TASK DIRECTIONS ::
Extract every line that includes the string "diagram".

** start of INPUT ROWS **

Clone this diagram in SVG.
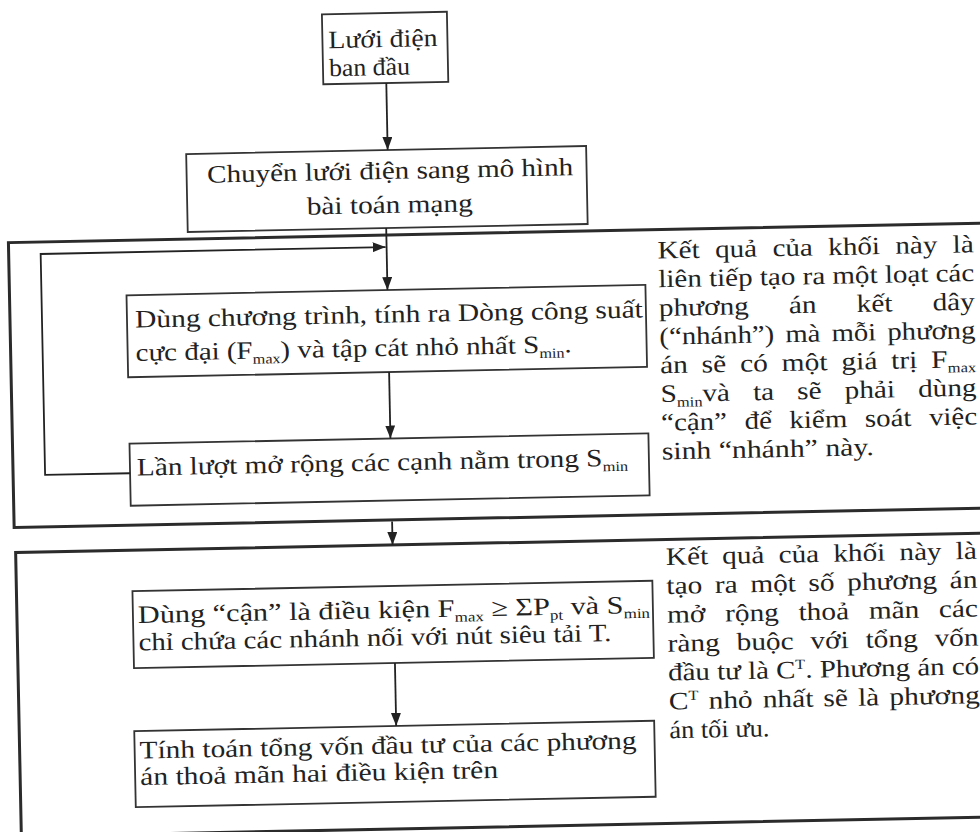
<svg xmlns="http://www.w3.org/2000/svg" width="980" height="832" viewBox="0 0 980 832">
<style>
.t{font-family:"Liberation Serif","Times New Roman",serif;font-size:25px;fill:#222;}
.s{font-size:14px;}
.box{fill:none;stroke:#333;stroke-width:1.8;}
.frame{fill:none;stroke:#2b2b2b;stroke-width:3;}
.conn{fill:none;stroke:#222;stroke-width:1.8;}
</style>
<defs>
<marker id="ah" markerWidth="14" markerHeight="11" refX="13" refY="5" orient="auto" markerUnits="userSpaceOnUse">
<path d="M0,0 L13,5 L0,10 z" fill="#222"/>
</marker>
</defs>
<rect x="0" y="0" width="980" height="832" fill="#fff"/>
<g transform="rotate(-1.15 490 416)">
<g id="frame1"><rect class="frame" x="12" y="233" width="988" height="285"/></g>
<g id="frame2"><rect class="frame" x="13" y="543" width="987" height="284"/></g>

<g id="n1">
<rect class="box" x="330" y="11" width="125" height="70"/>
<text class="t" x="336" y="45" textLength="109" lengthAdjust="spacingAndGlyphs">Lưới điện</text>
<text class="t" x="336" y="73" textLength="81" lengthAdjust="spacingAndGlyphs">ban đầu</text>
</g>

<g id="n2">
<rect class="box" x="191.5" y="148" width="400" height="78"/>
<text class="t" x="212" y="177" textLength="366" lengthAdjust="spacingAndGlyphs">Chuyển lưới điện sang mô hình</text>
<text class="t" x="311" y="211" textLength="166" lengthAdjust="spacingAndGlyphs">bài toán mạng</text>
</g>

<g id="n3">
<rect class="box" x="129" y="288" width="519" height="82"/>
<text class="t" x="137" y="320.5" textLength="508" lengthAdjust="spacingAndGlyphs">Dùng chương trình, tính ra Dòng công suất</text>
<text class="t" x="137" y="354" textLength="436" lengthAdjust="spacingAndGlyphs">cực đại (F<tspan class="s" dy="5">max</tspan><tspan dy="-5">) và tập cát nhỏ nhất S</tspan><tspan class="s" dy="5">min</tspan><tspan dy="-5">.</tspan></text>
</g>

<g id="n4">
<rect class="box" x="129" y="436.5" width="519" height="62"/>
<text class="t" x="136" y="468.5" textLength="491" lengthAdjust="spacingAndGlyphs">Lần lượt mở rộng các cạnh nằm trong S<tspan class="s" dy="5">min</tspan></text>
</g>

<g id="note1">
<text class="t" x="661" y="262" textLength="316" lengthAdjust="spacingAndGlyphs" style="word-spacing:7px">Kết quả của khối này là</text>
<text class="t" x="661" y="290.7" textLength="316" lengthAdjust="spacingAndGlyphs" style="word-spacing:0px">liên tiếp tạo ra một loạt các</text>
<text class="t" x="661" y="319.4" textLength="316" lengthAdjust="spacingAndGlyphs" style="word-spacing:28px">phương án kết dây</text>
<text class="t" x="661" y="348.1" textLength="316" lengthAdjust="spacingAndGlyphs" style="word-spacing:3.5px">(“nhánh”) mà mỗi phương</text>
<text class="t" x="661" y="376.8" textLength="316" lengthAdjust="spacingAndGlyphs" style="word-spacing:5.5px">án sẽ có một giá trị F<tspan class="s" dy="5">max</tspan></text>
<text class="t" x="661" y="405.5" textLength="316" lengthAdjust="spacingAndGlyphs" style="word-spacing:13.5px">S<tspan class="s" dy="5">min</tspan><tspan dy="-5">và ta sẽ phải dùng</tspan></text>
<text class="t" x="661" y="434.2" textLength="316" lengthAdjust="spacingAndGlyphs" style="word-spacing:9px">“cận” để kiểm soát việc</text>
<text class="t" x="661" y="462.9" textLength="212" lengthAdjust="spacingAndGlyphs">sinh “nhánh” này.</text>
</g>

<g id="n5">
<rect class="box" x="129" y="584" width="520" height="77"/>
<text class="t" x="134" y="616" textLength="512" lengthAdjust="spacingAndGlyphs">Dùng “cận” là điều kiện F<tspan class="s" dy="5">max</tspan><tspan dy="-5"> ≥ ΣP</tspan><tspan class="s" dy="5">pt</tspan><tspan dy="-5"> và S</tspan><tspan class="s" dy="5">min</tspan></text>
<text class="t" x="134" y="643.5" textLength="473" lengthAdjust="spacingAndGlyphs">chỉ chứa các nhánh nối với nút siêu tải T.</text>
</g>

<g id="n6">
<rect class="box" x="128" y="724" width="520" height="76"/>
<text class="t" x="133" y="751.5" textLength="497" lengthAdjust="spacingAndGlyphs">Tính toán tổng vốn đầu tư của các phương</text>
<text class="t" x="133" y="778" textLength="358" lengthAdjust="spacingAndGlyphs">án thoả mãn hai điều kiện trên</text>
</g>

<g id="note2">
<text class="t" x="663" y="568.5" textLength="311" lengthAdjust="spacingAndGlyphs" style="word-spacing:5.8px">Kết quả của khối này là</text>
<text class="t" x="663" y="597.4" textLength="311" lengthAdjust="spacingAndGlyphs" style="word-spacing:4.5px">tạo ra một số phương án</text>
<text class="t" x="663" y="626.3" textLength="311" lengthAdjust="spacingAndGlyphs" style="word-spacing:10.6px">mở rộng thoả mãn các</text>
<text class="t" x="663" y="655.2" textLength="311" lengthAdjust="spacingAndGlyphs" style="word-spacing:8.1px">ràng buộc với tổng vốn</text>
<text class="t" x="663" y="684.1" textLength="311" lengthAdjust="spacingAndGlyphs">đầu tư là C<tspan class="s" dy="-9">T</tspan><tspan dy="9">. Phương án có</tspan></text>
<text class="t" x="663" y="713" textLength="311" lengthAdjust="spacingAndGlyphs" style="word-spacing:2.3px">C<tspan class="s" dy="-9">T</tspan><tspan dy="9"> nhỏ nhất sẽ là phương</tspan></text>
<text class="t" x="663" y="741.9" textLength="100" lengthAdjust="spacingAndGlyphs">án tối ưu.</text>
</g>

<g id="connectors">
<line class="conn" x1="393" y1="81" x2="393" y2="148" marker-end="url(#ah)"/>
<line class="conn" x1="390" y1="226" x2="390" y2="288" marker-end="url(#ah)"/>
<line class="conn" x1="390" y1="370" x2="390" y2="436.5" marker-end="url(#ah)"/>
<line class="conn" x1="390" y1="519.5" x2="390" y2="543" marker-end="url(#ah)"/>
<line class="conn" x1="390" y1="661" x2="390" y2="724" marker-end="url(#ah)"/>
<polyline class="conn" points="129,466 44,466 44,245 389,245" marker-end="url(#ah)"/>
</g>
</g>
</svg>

** end of INPUT ROWS **
** start of INPUT ROWS **

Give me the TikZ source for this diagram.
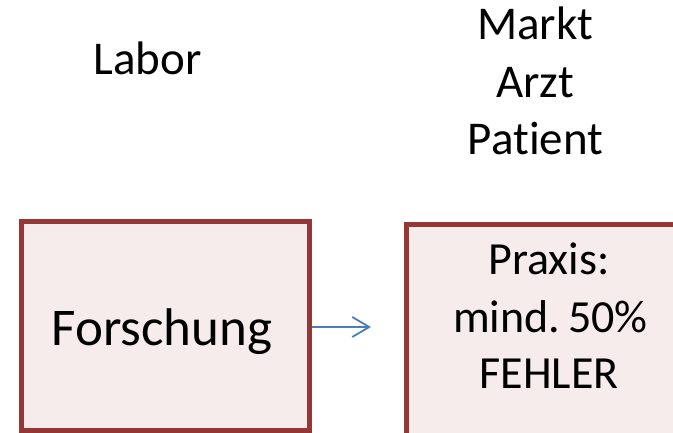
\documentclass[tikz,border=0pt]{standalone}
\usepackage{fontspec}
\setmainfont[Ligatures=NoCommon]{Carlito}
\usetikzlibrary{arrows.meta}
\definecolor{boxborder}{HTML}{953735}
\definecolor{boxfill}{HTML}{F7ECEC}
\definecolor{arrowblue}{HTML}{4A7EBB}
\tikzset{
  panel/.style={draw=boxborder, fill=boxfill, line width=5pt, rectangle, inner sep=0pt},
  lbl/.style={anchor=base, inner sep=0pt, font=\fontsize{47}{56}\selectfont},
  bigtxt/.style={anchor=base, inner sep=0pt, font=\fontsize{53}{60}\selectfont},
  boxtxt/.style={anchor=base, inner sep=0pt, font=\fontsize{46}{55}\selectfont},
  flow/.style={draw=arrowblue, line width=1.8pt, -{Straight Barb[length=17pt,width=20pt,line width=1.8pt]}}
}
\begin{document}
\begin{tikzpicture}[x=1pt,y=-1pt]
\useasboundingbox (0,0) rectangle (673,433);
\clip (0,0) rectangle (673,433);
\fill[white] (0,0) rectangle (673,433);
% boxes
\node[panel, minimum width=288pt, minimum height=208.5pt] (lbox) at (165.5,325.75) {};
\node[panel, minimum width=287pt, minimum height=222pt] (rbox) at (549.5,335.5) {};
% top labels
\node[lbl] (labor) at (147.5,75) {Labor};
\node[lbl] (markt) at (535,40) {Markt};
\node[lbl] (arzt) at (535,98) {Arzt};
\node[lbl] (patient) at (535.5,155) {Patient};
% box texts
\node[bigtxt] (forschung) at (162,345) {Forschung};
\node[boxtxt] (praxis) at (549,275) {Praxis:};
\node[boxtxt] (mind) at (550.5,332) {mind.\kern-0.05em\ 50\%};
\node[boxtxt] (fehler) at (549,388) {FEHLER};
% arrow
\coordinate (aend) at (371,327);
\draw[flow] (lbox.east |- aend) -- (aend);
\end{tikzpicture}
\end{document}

** end of INPUT ROWS **
** start of INPUT ROWS **

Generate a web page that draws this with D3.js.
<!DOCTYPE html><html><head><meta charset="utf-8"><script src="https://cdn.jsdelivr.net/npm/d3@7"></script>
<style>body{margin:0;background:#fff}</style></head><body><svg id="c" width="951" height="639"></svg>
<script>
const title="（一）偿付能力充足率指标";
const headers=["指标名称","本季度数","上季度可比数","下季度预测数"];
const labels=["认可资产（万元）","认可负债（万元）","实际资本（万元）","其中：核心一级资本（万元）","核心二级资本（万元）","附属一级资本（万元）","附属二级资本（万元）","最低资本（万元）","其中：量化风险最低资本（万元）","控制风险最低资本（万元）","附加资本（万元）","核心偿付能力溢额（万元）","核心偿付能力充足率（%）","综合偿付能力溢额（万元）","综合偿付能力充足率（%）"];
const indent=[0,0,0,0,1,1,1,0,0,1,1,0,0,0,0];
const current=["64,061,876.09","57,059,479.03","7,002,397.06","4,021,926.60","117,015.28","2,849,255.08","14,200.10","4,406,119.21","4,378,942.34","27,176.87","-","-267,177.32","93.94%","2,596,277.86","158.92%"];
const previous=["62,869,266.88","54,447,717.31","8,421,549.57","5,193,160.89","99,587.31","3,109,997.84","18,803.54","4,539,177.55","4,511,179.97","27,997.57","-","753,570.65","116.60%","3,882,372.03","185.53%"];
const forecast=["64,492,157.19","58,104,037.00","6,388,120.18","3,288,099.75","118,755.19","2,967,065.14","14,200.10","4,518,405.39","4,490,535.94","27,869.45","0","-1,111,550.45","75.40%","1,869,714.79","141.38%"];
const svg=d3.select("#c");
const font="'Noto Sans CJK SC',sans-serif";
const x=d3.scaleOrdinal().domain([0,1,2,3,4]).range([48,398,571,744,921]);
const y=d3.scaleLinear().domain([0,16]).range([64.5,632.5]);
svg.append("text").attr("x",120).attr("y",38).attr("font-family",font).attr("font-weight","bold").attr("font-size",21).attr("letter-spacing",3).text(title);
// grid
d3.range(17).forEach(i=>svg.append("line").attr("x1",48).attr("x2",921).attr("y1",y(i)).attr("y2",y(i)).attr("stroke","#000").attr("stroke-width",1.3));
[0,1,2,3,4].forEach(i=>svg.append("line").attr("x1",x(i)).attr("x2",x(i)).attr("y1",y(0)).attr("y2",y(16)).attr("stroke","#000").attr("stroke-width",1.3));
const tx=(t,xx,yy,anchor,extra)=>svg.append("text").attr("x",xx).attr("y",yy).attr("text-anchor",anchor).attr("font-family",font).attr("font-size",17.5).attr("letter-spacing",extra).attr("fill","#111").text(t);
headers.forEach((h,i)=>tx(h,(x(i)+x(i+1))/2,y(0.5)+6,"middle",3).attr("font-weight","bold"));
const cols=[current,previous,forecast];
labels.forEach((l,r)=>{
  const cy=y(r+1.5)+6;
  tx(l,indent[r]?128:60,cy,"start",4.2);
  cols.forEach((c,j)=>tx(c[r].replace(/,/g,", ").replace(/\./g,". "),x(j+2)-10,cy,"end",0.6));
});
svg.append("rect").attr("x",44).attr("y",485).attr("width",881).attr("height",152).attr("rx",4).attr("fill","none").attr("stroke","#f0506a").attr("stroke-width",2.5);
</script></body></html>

** end of INPUT ROWS **

EXERCISE OUTPUT ::
Clone this diagram in SVG.
Give me the TikZ source for this diagram.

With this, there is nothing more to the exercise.